O que surpreende é que o modelo de governação em vigor em Portugal já seja preterido por milhares de portugueses que veem numa chefia de Estado protagonizada por D. Duarte a melhor solução. Uma surpresa que cresce quando se podem contabilizar algumas dezenas de militantes de esquerda, vindos do Partido Comunista Português e do Bloco de Esquerda, sempre presentes nas sessões em que se reúnem monárquicos mais tradicionais.

Uma das estruturas monárquicas que tem recebido mais apoios esquerdistas é a Juventude Monárquica. O presidente da organização, Gonçalo Martins Silva, confirma que pelo menos duas dezenas de esquerdistas vão regularmente aos encontros da organização na região de Santarém: "Há muita gente nova e cada vez mais pessoas aparecem regularmente, independentemente dos quadrantes políticos habituais." Especifica: "Além do CDS e do PSD, temos tido bastantes inscrições de jovens que vêm da Juventude Socialista, uma dezena do PCP e, surpreendentemente, do Bloco de Esquerda também. Estes são a grande novidade."

Questiona-se como pode ter a certeza da origem dos novos simpatizantes virem da esquerda? "Sabe-se de onde vêm porque na ficha de inscrição existe um espaço para dizer a que organizações pertencem. Posso dizer que é muito diferente de há uns anos, quando havia apenas uma ou duas inscrições. Nos últimos tempos é mais tão notório e surpreendente porque têm uma natureza republicana que nos surpreendeu." Acrescenta: "Estou muito contente, porque são pessoas que não nos costumavam apoiar!"

O responsável da Juventude Monárquica refere que as reuniões monárquicas que atraem os simpatizantes de esquerda não se preocupam apenas em debater os ideais monárquicos: "Não somos uma juventude partidária, fazemos parte da Causa Real e quem frequenta estas Academias são jovens em que o denominador comum é apoiar D. Duarte."

Poder-se-ia achar que é só ao nível de jovens de esquerda, mas o presidente da Causa Real, António de Sousa-Cardoso, esclarece: "Temos cada vez mais simpatizantes e um enorme aumento de curiosidade sobre o movimento devido à perda de referências e de identidades das populações." Quando se lhe pergunta quantos são os filiados, aponta "cerca de dez mil associados" e faz questão de deixar claro que "temos pessoas de todos os partidos representados na Assembleia da República", militantes que assinaram a "petição para acolhimento de D. Duarte no protocolo de Estado".

Vamos à questão da esquerda nas fileiras monárquicas.
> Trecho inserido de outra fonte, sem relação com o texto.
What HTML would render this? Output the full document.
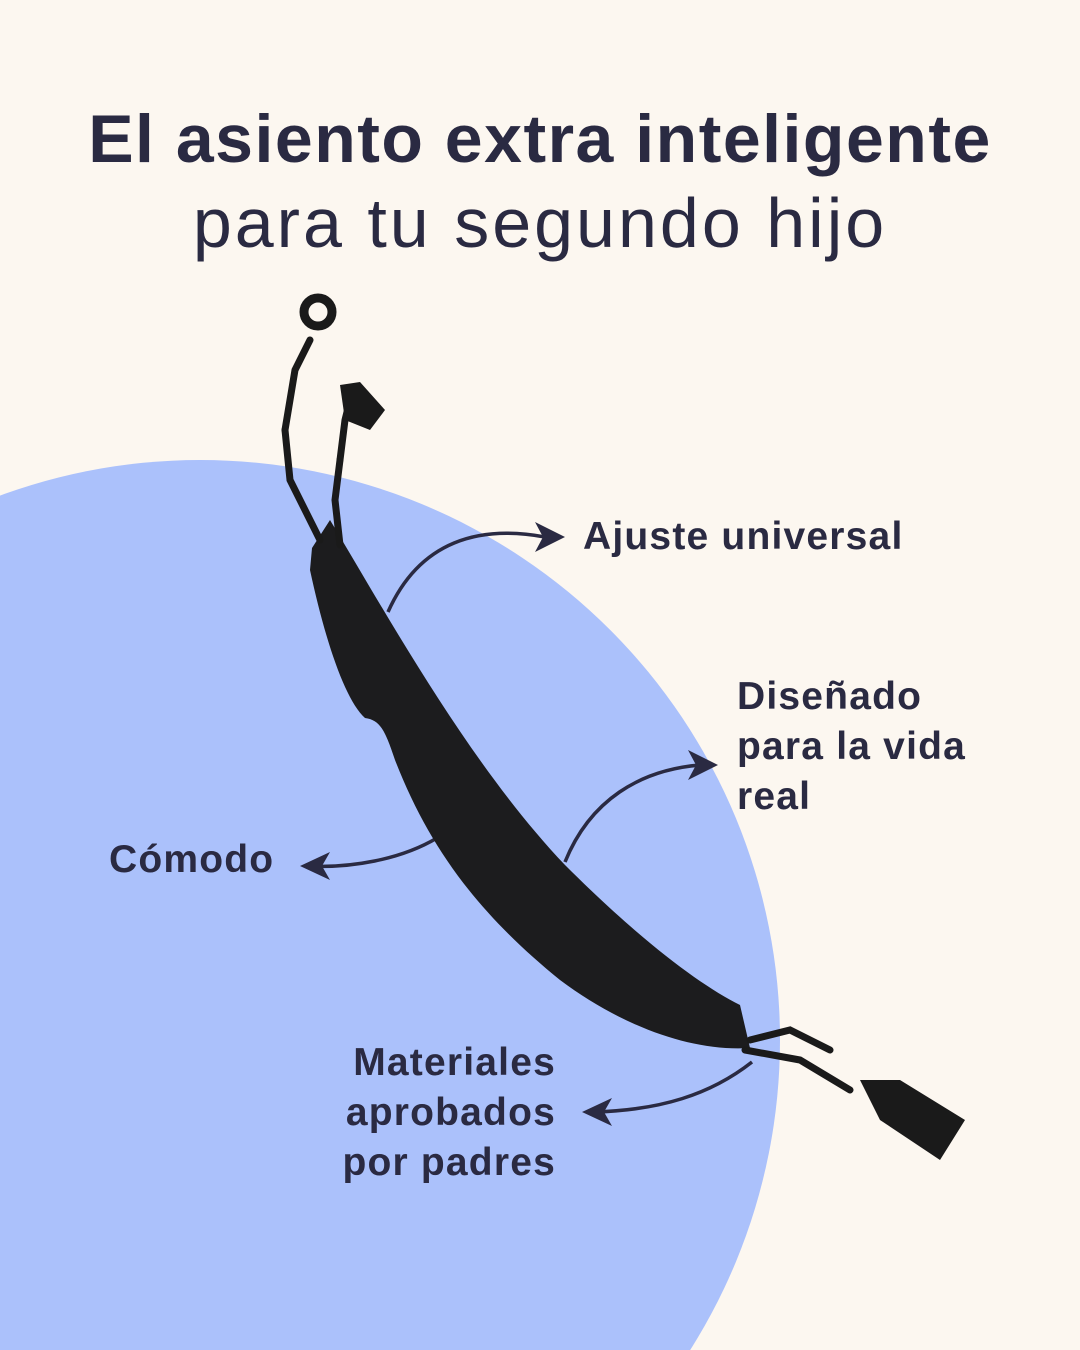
<!DOCTYPE html>
<html><head><meta charset="utf-8"><style>
html,body{margin:0;padding:0}
body{width:1080px;height:1350px;background:#fcf7f0;position:relative;overflow:hidden;font-family:"Liberation Sans",sans-serif;color:#2a2a42}
.t{position:absolute;left:0;width:1080px;text-align:center;line-height:1;white-space:nowrap}
.l{position:absolute;font-weight:bold;font-size:39px;line-height:50px;letter-spacing:1.2px;color:#2a2a42;white-space:nowrap}
</style></head><body>
<svg width="1080" height="1350" style="position:absolute;left:0;top:0">
<circle cx="200" cy="1040" r="580" fill="#abc1fb"/>
<g fill="none" stroke="#2a2a42" stroke-width="3.5">
<path d="M388,612 C420,540 480,525 545,537"/>
<path d="M565,862 C590,800 640,770 700,765"/>
<path d="M437,838 C400,860 350,868 310,866"/>
<path d="M752,1062 C710,1095 660,1110 595,1112"/>
</g>
<g fill="#2a2a42">
<path d="M565,537 L535,522 L543,537 L535,552z"/>
<path d="M718,765 L688,750 L696,765 L688,780z"/>
<path d="M300,866 L330,852 L322,866 L330,880z"/>
<path d="M582,1112 L612,1098 L604,1112 L612,1126z"/>
</g>
<path d="M312,548 L330,520 C390,620 470,765 565,865 C640,940 700,985 740,1005 L750,1048 C690,1052 620,1025 560,980 C480,915 430,850 395,760 C385,730 380,720 365,718 C345,700 325,640 310,570 Z" fill="#1c1c1e"/>
<g fill="none" stroke="#1a1a1a" stroke-width="7" stroke-linecap="round">
<path d="M320,540 L290,480 L285,430"/>
<path d="M340,545 L335,500 L340,460"/>
<path d="M750,1040 L790,1030 L830,1050"/>
<path d="M745,1050 L800,1060 L850,1090"/>
<path d="M285,430 L295,370 L310,340"/>
<path d="M340,460 L345,420 L350,400"/>
</g>
<circle cx="318" cy="312" r="14" fill="none" stroke="#1a1a1a" stroke-width="9"/>
<path d="M340,385 L360,382 L385,410 L370,430 L345,420z" fill="#1a1a1a"/>
<path d="M860,1080 L900,1080 L965,1120 L940,1160 L880,1120z" fill="#1a1a1a"/>
</svg>
<div class="t" style="top:105px;font-weight:bold;font-size:68px;letter-spacing:1.5px">El asiento extra inteligente</div>
<div class="t" style="top:188px;font-weight:normal;font-size:70px;letter-spacing:3px">para tu segundo hijo</div>
<div class="l" style="left:583px;top:512px">Ajuste universal</div>
<div class="l" style="left:737px;top:672px">Diseñado<br>para la vida<br>real</div>
<div class="l" style="left:109px;top:835px">Cómodo</div>
<div class="l" style="left:256px;top:1038px;width:300px;text-align:right">Materiales<br>aprobados<br>por padres</div>
</body></html>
Existem personalidades do PS? "Existem vários simpatizantes sim." E do PCP? "Sim, temos registo de que existem do PCP." E do Bloco de Esquerda? "Sim, mesmo sendo mais recente como partido."

Para justificar a atração de comunistas dá dois exemplos: "No PCP, são os próprios dirigentes que insistem mais nas visitas de D. Duarte e D. Isabel às suas autarquias." Recorda também que o facto de Juan Carlos ter autorizado o regresso do Partido Comunista Espanhol deverá ter alguma importância no caso destes simpatizantes, pelo menos dos que "leem bem a história e percebem o mudar dos tempos".

O presidente da Real Associação de Lisboa, João Távora, faz questão de destacar a transversalidade partidária dos novos simpatizantes, mesmo que avise que "a questão monárquica não é partidária e que a legitimidade da monarquia é histórica". No entanto, confirma: "Vou a um congresso do CDS ou do PSD e não faltam monárquicos. É certo que têm empregos com ligação ao regime porque estão integrados no sistema. Aliás, no CDS são uma grande maioria."

Quais as razões desta adesão aos ideais monárquicos? João Távora aponta: "Gostam da nossa bandeira e há uma grande simpatia por D. Duarte e D. Isabel por considerarem que o topo da pirâmide governativa deve estar fora e isenta da luta política e dos jogos de interesse para se chegar à chefia do Estado, bem como dos recursos económicos que os partidos precisam para a sua actividade".

Para Gonçalo Martins Silva, a sedução dos mais jovens vem do facto de "os países mais democráticos da Europa serem monarquias. Isso chama a atenção dos jovens que participam nas academias de formação monárquica e demonstra que a República tudo tem feito para induzir o pensamento único próprio da democracia. Essa fixação impede muitos portugueses de compreenderem a monarquia e querem que se confunda com o absolutismo. O que não é a verdade".